* Supplied information
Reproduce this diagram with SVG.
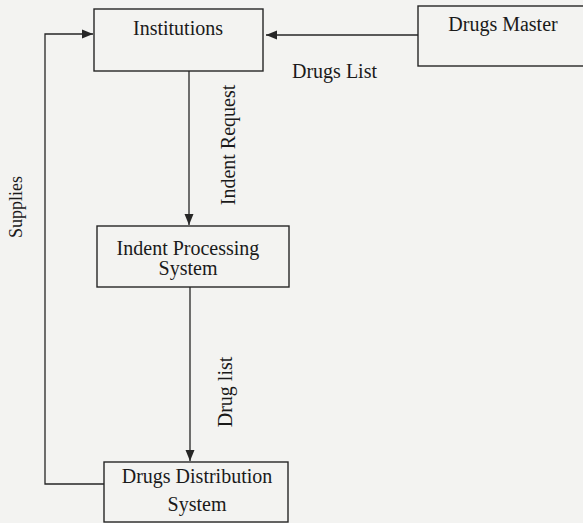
<svg xmlns="http://www.w3.org/2000/svg" width="583" height="523" viewBox="0 0 583 523">
  <style>
    .box { fill: none; stroke: #262626; stroke-width: 1.4; }
    .line { fill: none; stroke: #262626; stroke-width: 1.3; }
    .lbl { font-family: "Liberation Serif", "Times New Roman", serif; font-size: 20px; fill: #1a1a1a; }
    .mid { text-anchor: middle; }
  </style>
  <defs>
    <marker id="arrow" viewBox="0 0 11 10" refX="11" refY="5" markerWidth="11" markerHeight="10" markerUnits="userSpaceOnUse" orient="auto">
      <path d="M0,0.5 L11,5 L0,9.5 Z" fill="#262626"/>
    </marker>
  </defs>
  <rect x="0" y="0" width="583" height="523" fill="#f3f3f1"/>

  <g id="connectors">
    <!-- Drugs Master -> Institutions -->
    <line class="line" x1="418" y1="35" x2="266" y2="35" marker-end="url(#arrow)"/>
    <!-- Institutions -> Indent Processing System -->
    <line class="line" x1="189" y1="71" x2="189" y2="225" marker-end="url(#arrow)"/>
    <!-- Indent Processing System -> Drugs Distribution System -->
    <line class="line" x1="190" y1="287" x2="190" y2="461" marker-end="url(#arrow)"/>
    <!-- Supplies loop back to Institutions -->
    <polyline class="line" points="104,484 45,484 45,34 93,34" marker-end="url(#arrow)"/>
    <text class="lbl" x="292" y="78">Drugs List</text>
    <text class="lbl mid" transform="translate(235,145) rotate(-90)">Indent Request</text>
    <text class="lbl mid" transform="translate(232,392) rotate(-90)">Drug list</text>
    <text class="lbl mid" style="font-size:18px" transform="translate(22,207) rotate(-90)">Supplies</text>
  </g>

  <g id="institutions">
    <rect class="box" x="94" y="9" width="169" height="62"/>
    <text class="lbl mid" x="178" y="35">Institutions</text>
  </g>

  <g id="drugs-master">
    <rect class="box" x="418" y="6" width="175" height="60"/>
    <text class="lbl mid" x="503" y="31">Drugs Master</text>
  </g>

  <g id="indent-processing">
    <rect class="box" x="97" y="226" width="192" height="61"/>
    <text class="lbl mid" x="188" y="255">Indent Processing</text>
    <text class="lbl mid" x="188" y="275">System</text>
  </g>

  <g id="drugs-distribution">
    <rect class="box" x="104" y="462" width="184" height="60"/>
    <text class="lbl mid" x="197" y="483">Drugs Distribution</text>
    <text class="lbl mid" x="197" y="511">System</text>
  </g>
</svg>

* What you need to do
Reproduce the listing above exactly, excluding all pictures.

* Solution to this task
Reproduce this diagram with SVG.
<svg xmlns="http://www.w3.org/2000/svg" width="583" height="523" viewBox="0 0 583 523">
  <style>
    .box { fill: none; stroke: #262626; stroke-width: 1.4; }
    .line { fill: none; stroke: #262626; stroke-width: 1.3; }
    .lbl { font-family: "Liberation Serif", "Times New Roman", serif; font-size: 20px; fill: #1a1a1a; }
    .mid { text-anchor: middle; }
  </style>
  <defs>
    <marker id="arrow" viewBox="0 0 11 10" refX="11" refY="5" markerWidth="11" markerHeight="10" markerUnits="userSpaceOnUse" orient="auto">
      <path d="M0,0.5 L11,5 L0,9.5 Z" fill="#262626"/>
    </marker>
  </defs>
  <rect x="0" y="0" width="583" height="523" fill="#f3f3f1"/>

  <g id="connectors">
    <!-- Drugs Master -> Institutions -->
    <line class="line" x1="418" y1="35" x2="266" y2="35" marker-end="url(#arrow)"/>
    <!-- Institutions -> Indent Processing System -->
    <line class="line" x1="189" y1="71" x2="189" y2="225" marker-end="url(#arrow)"/>
    <!-- Indent Processing System -> Drugs Distribution System -->
    <line class="line" x1="190" y1="287" x2="190" y2="461" marker-end="url(#arrow)"/>
    <!-- Supplies loop back to Institutions -->
    <polyline class="line" points="104,484 45,484 45,34 93,34" marker-end="url(#arrow)"/>
    <text class="lbl" x="292" y="78">Drugs List</text>
    <text class="lbl mid" transform="translate(235,145) rotate(-90)">Indent Request</text>
    <text class="lbl mid" transform="translate(232,392) rotate(-90)">Drug list</text>
    <text class="lbl mid" style="font-size:18px" transform="translate(22,207) rotate(-90)">Supplies</text>
  </g>

  <g id="institutions">
    <rect class="box" x="94" y="9" width="169" height="62"/>
    <text class="lbl mid" x="178" y="35">Institutions</text>
  </g>

  <g id="drugs-master">
    <rect class="box" x="418" y="6" width="175" height="60"/>
    <text class="lbl mid" x="503" y="31">Drugs Master</text>
  </g>

  <g id="indent-processing">
    <rect class="box" x="97" y="226" width="192" height="61"/>
    <text class="lbl mid" x="188" y="255">Indent Processing</text>
    <text class="lbl mid" x="188" y="275">System</text>
  </g>

  <g id="drugs-distribution">
    <rect class="box" x="104" y="462" width="184" height="60"/>
    <text class="lbl mid" x="197" y="483">Drugs Distribution</text>
    <text class="lbl mid" x="197" y="511">System</text>
  </g>
</svg>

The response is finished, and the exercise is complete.